What movie was Netflix’s most popular DVD?
In March 1998, Tim Burton likely hadn’t realised just how much he’d sparked the beginnings of a new era. Beetlejuice, Burton’s 1988 gothic classic, became the first-ever Netflix DVD to be shipped.
For those who grew up in the early 2000s, you’ll remember just how much a staple of family movie nights those Netflix DVDs were. You might remember coming home from school to see one of those coveted red envelopes sitting on the welcome mat, a whole world of discovery waiting inside and the perfect bookend to another long week.
Back then, Netflix sort of emerged from nowhere. What we also didn’t realise was that we were in a massively transformative period of time, sitting at the threshold of the decline of physical formats and into a new age of another beast entirely: streaming. DVDs started declining in sales around 2007 and 2008, but even that was fairly slow, with it remaining the dominant format for quite a while after sales began to droop.
Still, for Netflix, it would prove to be a blessing in disguise, the push that urged them to eventually re-model while sticking to the heart of what mattered: accessible media. When Netflix launched its streaming service in 2007, it was initially only available to US audiences. There also wasn’t much incentive to actually sign up, with only around a thousand titles available. At the time when it was free with DVD subscriptions, the company had also delivered its billionth DVD.
What was Netflix’s most popular DVD?
Predicting Netflix’s future at that time was probably a tough call for even the more schooled tech buffs. As DVDs continued to wane, Netflix kept celebrating successes, and in 2016, the paid-for streaming service, as we now know it, was operating in 50 countries. DVD was well and truly on its way out by then, but Netflix wasn’t parting ways with its origins any time soon.
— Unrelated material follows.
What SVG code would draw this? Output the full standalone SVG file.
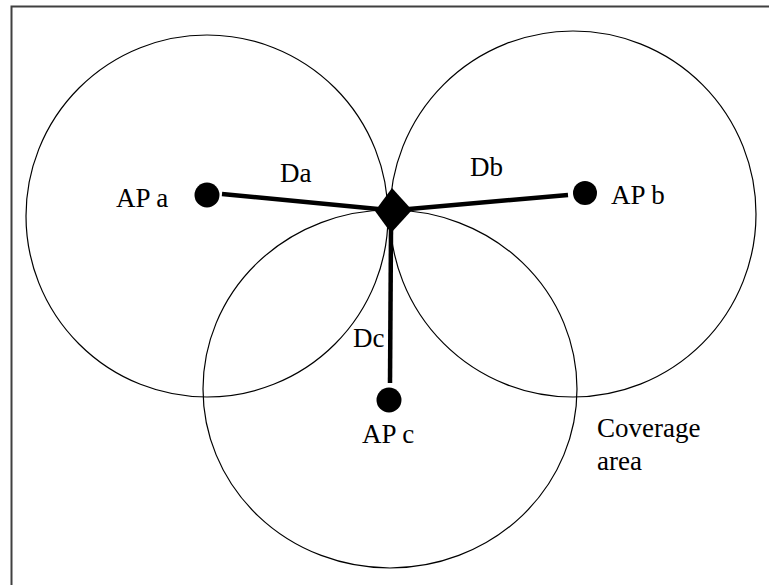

In fact, it maintained its DVD mailing service until 2023, marking a long, 25-year service with celebrations of its own – including a reflection on all its biggest milestones over the years. One of which was the first-ever shipped DVD, a copy of Burton’s 1988 classic, to a door that had no idea it was making history. Another was the fact that, over the years, it shipped out a staggering 5.2 billion disks in red envelopes across over 500 subgenres, which is so impressive that it almost seems made up.
When it comes to the most-shipped DVD, it’s easy to hazard a few good guesses. Given that one of their best years for rentals was 2010, it could have been any of the major blockbusters of that year – Inception, The Social Network, Black Swan, and Scott Pilgrim vs. the World, to name a few. But the most popular title was actually from the previous year: John Lee Hancock’s sports classic The Blind Side.
While some may see this as an anticlimactic revelation, it’s hard not to see it for what it actually is – a symbol of Netflix’s meteoric rise during one of the most rocky eras of physical media. Things began to change around 2007, but Netflix continued to soar, with The Blind Side sitting smack bang in the middle of a digital revolution that nobody even saw coming.